Sydney's hot housing market is about to receive a massive litmus test

Photo by Mark Metcalfe/Getty Images

Sydney’s property market, the largest in the country, has been receiving even more attention than usual in recent weeks. After an prolonged period of enormous house price growth, which has seen the median property in the city rise by 15.53% over the past 12 months to a mind boggling $938,440, there are increasing signs that the boom times are coming to an end.

Sentiment has softened substantially, as evident in recent surveys from Westpac and the NAB, while investor activity, one of the chief catalysts behind the recent surge in prices, is slowing following a raft of regulatory measures introduced by APRA, the banking regulator.

Now, after an unprecedented period of demand, auction clearance rates are starting to roll over, albeit from very elevated levels.

According to analysis conducted by CoreLogic RP Data, of the 1,024 properties auctioned in Sydney last weekend, only 61.3% sold at auction. This, as they note, was a far cry from the strength seen earlier in the year when the city recorded clearance rates of over 80% for 22 consecutive weeks.

Now, Sydney’s property market is about to receive a massive litmus test, perhaps the largest seen in the past two years.

This weekend there will be 1,450 auctions held across the city, the largest number since March and significantly higher than the 1,259 auctions held on the same weekend last year.
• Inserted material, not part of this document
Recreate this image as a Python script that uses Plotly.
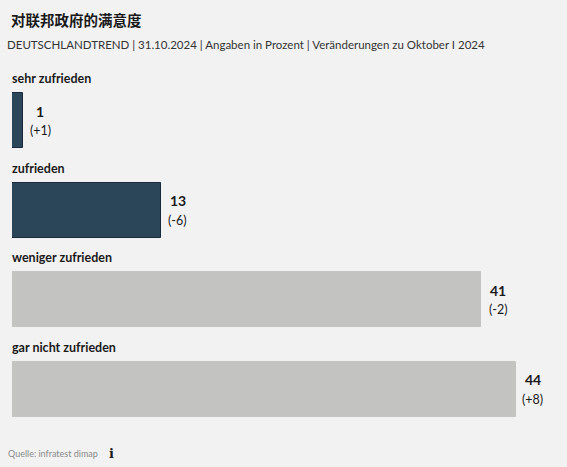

Many, whether vendors, buyers, homeowners or just those generally interested in whether or not it can continue to defy deteriorating fundamentals, will be watching the results closely.

Deutsche Bank noted this week that clearance rates of 60-70% are “hardly” a cause for concern, noting that actual falls in prices tend to be associated with clearance rates of around 45% in Sydney and 55% in Melbourne.

There is a lot of stock coming onto the market at a time when sentiment is weakening, right when prices are sitting at the highest level on record.

Given a combination of the three, the risk of a similar outcome to last weekend, or weaker, is building.